Now you want to cut out the legalese and you want to make your policy as easily comprehended and navigable as possible.
So there are a few things you can do besides using more clear language.
That’s going to be putting in a table of contents so that if a user comes to your policy with a question in mind they can navigate right to that section and get the answer they’re looking for.
Then another big thing that we recommend is putting in a section summary or a TL;DR so that a user can gather the information of that section of your policy without having to wade through any kind of legal jargon that you feel is necessary to keep in that policy.”
“So that’s making it more transparent. Then, making it more comprehensive—basically there are quite a few things that you’re going to need to add to your policy, most likely, to make it more GDPR-friendly.
Let’s see, that’s gonna be:
- the legal bases on which you’re processing or handling data
- how you use information
- how you collect information
- what information you collect
- who you share it with if you transfer it internationally
- and then some necessary contact information like your DPO or your EEA representative
Each of those, again, is gonna look different. Basically, the key stance you want to take going forward is to be as granular and specific as possible.
So take for instance when you’re writing in what information you collect, you should really break this down into categories such as personal information you collect.
That’s going to be:
- contact data
- credit card information
- email address
And then there’s information that might be collected through apps.
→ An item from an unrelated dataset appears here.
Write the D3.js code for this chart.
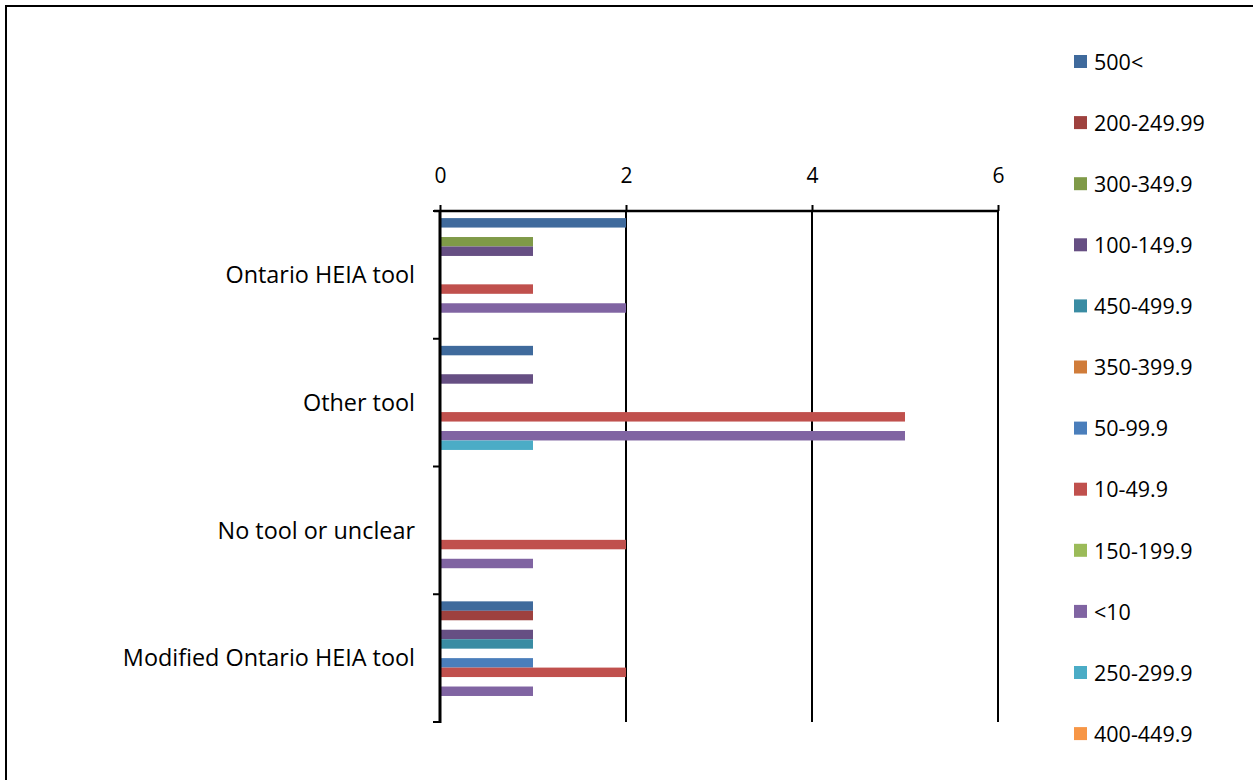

So if you have an app then you’re probably collecting geo-location or you know various mobile device data.
So there are so many more categories you could add into your policy and that different companies will have or will not have, but the key is to be granular and specific to outline every piece of data you collect and every data handling process that you engage in.”
Step 3: Give users more control over their data
“So that’s transparency, making it more comprehensive, and then using it to give users more control over their data.
Basically, you just want to write something into your policy that says if you would like to request to view, edit, modify, or delete your data from our servers, go here and provide them with a link, a form, a page or whatever, where they can go and request action be taken with their data since the GDPR under Articles 15, 16, and 17 grant them this right.
So that’s really important to put in there.
Right, I hope this helps you all and good luck!”